INSTRUCTIONS FOR THE TASK
The entries are to be returned exactly, with images left out.

RECORDS PROVIDED
______
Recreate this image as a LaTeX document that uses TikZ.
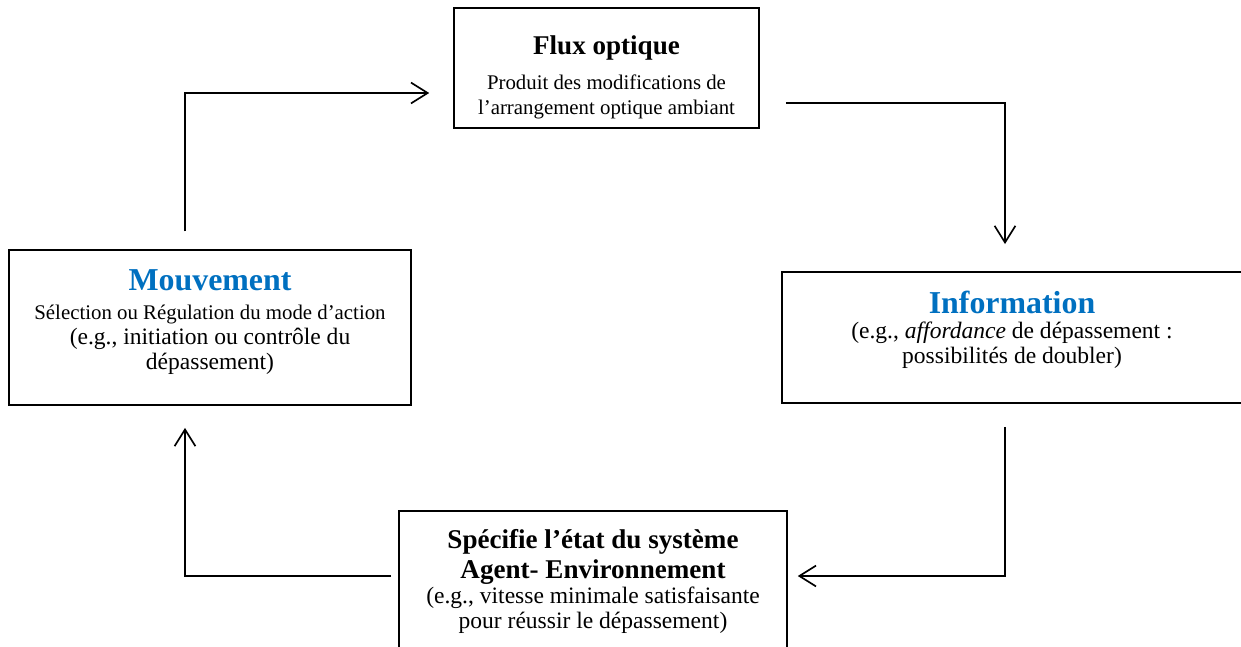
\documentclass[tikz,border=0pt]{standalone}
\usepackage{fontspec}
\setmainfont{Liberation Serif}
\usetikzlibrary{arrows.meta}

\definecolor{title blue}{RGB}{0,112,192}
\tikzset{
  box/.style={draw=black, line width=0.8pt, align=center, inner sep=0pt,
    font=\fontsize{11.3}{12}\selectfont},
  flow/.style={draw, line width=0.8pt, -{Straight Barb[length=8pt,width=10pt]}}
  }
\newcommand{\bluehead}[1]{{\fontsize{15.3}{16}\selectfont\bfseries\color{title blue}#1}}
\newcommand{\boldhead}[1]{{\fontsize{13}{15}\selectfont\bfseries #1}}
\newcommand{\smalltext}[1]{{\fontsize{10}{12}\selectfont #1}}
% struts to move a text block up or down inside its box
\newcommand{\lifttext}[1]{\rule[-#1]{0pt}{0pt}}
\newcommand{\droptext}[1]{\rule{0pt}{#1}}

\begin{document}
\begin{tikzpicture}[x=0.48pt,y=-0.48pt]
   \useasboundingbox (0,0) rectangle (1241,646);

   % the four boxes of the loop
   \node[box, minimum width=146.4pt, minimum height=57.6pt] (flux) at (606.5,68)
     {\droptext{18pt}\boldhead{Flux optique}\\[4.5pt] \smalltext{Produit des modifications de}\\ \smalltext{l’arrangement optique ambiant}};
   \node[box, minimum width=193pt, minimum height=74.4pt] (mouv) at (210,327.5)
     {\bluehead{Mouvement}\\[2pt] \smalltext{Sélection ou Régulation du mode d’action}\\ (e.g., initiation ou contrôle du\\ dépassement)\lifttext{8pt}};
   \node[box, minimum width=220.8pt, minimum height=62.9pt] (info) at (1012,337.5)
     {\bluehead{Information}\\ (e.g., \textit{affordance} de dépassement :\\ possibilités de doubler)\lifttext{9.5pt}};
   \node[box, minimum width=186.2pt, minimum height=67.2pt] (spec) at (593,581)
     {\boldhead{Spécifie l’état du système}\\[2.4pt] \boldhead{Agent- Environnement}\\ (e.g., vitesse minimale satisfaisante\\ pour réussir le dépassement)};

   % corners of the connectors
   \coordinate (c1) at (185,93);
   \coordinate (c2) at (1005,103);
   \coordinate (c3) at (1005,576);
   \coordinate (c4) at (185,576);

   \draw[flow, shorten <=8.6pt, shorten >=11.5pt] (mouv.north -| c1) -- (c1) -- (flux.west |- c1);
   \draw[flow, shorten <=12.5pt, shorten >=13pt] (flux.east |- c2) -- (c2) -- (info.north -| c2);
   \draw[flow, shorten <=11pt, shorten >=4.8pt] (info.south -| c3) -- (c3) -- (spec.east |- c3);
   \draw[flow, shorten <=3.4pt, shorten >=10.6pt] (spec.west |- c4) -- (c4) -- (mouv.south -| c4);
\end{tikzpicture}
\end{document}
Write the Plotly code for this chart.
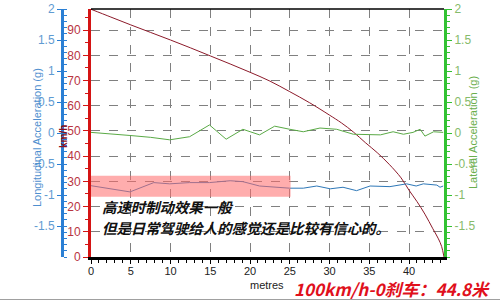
______
OUTPUT FOR THIS TASK
Recreate this image as a LaTeX document that uses TikZ.
\documentclass[tikz,border=0pt]{standalone}
\usepackage{fontspec}
\setmainfont{Liberation Serif}
\usetikzlibrary{arrows.meta}

\definecolor{title blue}{RGB}{0,112,192}
\tikzset{
  box/.style={draw=black, line width=0.8pt, align=center, inner sep=0pt,
    font=\fontsize{11.3}{12}\selectfont},
  flow/.style={draw, line width=0.8pt, -{Straight Barb[length=8pt,width=10pt]}}
  }
\newcommand{\bluehead}[1]{{\fontsize{15.3}{16}\selectfont\bfseries\color{title blue}#1}}
\newcommand{\boldhead}[1]{{\fontsize{13}{15}\selectfont\bfseries #1}}
\newcommand{\smalltext}[1]{{\fontsize{10}{12}\selectfont #1}}
% struts to move a text block up or down inside its box
\newcommand{\lifttext}[1]{\rule[-#1]{0pt}{0pt}}
\newcommand{\droptext}[1]{\rule{0pt}{#1}}

\begin{document}
\begin{tikzpicture}[x=0.48pt,y=-0.48pt]
   \useasboundingbox (0,0) rectangle (1241,646);

   % the four boxes of the loop
   \node[box, minimum width=146.4pt, minimum height=57.6pt] (flux) at (606.5,68)
     {\droptext{18pt}\boldhead{Flux optique}\\[4.5pt] \smalltext{Produit des modifications de}\\ \smalltext{l’arrangement optique ambiant}};
   \node[box, minimum width=193pt, minimum height=74.4pt] (mouv) at (210,327.5)
     {\bluehead{Mouvement}\\[2pt] \smalltext{Sélection ou Régulation du mode d’action}\\ (e.g., initiation ou contrôle du\\ dépassement)\lifttext{8pt}};
   \node[box, minimum width=220.8pt, minimum height=62.9pt] (info) at (1012,337.5)
     {\bluehead{Information}\\ (e.g., \textit{affordance} de dépassement :\\ possibilités de doubler)\lifttext{9.5pt}};
   \node[box, minimum width=186.2pt, minimum height=67.2pt] (spec) at (593,581)
     {\boldhead{Spécifie l’état du système}\\[2.4pt] \boldhead{Agent- Environnement}\\ (e.g., vitesse minimale satisfaisante\\ pour réussir le dépassement)};

   % corners of the connectors
   \coordinate (c1) at (185,93);
   \coordinate (c2) at (1005,103);
   \coordinate (c3) at (1005,576);
   \coordinate (c4) at (185,576);

   \draw[flow, shorten <=8.6pt, shorten >=11.5pt] (mouv.north -| c1) -- (c1) -- (flux.west |- c1);
   \draw[flow, shorten <=12.5pt, shorten >=13pt] (flux.east |- c2) -- (c2) -- (info.north -| c2);
   \draw[flow, shorten <=11pt, shorten >=4.8pt] (info.south -| c3) -- (c3) -- (spec.east |- c3);
   \draw[flow, shorten <=3.4pt, shorten >=10.6pt] (spec.west |- c4) -- (c4) -- (mouv.south -| c4);
\end{tikzpicture}
\end{document}
Write the Plotly code for this chart.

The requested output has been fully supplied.